» STATED EXERCISE
Your output must consist solely of the lines from the "Reproduce this chart with matplotlib." line through the "from matplotlib import font_manager" line, exactly as written, without images.

» GIVEN DATA
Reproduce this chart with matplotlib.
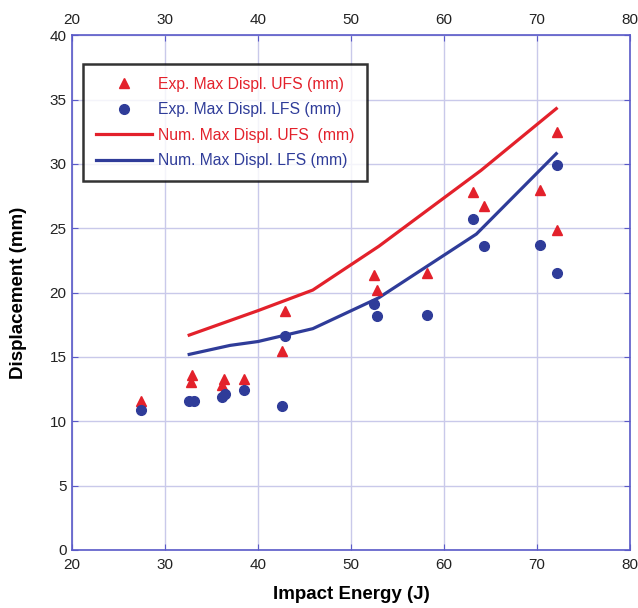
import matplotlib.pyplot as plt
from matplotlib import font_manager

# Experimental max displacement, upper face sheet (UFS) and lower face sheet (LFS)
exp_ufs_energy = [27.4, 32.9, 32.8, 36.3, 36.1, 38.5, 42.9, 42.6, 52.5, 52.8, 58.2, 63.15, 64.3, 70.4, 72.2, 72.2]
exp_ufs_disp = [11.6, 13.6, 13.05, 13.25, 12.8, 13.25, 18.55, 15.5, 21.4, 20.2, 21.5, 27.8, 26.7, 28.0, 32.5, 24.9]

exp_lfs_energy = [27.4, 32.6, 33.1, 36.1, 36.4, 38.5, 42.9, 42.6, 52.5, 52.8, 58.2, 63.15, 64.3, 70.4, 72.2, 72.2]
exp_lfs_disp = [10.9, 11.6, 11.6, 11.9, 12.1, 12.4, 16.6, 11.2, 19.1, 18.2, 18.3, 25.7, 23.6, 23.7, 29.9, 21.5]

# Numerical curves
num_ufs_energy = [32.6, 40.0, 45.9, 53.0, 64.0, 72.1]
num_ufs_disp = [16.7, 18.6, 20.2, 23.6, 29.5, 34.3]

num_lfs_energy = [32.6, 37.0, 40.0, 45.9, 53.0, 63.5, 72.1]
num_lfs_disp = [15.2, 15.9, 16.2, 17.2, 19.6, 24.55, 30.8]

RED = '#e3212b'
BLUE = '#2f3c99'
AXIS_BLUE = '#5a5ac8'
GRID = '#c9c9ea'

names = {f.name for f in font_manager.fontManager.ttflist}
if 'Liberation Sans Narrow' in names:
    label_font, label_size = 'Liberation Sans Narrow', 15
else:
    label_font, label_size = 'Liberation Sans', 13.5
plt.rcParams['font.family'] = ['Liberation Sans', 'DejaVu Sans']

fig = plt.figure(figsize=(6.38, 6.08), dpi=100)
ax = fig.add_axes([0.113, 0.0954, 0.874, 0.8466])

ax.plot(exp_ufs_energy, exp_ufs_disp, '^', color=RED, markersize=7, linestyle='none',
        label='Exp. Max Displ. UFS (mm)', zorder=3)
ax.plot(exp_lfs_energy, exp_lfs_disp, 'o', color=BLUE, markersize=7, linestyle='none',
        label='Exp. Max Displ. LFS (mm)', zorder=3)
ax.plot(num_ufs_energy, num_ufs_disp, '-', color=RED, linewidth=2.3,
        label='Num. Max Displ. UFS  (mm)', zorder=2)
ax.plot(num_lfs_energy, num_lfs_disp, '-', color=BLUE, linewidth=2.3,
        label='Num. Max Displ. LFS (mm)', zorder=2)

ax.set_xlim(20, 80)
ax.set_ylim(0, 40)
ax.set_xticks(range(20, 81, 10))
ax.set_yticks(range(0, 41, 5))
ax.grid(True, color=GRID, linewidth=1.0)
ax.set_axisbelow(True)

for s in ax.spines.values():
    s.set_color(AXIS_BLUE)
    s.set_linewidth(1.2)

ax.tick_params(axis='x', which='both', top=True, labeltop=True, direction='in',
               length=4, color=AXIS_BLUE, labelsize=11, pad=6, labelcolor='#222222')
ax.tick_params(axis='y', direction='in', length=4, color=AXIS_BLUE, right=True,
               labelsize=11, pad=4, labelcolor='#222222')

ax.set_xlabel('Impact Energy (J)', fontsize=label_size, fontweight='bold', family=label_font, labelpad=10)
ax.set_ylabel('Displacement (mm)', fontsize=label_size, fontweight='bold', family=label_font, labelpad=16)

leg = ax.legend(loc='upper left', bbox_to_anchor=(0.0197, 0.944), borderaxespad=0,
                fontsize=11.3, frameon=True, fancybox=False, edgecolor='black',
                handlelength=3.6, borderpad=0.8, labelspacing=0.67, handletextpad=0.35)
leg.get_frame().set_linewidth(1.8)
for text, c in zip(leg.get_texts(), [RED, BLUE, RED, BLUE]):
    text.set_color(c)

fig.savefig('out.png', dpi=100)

...

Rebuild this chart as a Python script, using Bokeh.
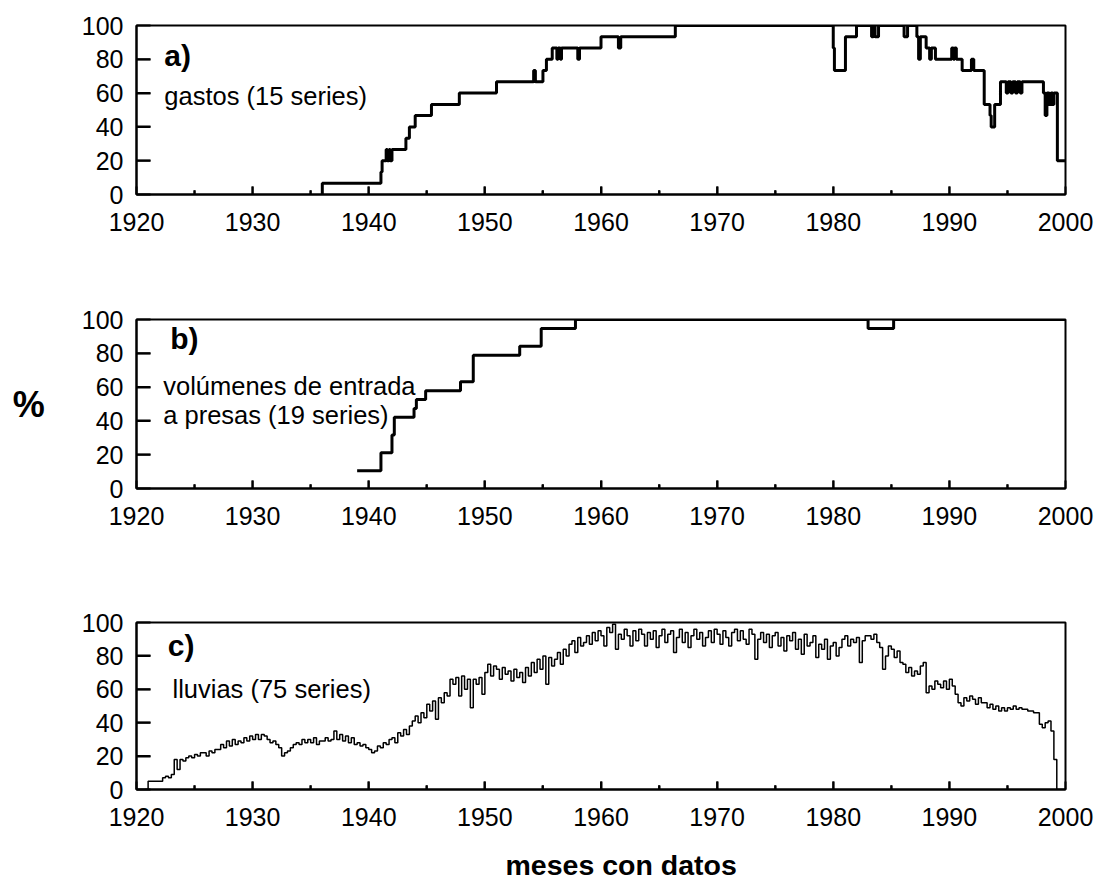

» SOLUTION
Reproduce this chart with matplotlib.
import matplotlib.pyplot as plt
from matplotlib import font_manager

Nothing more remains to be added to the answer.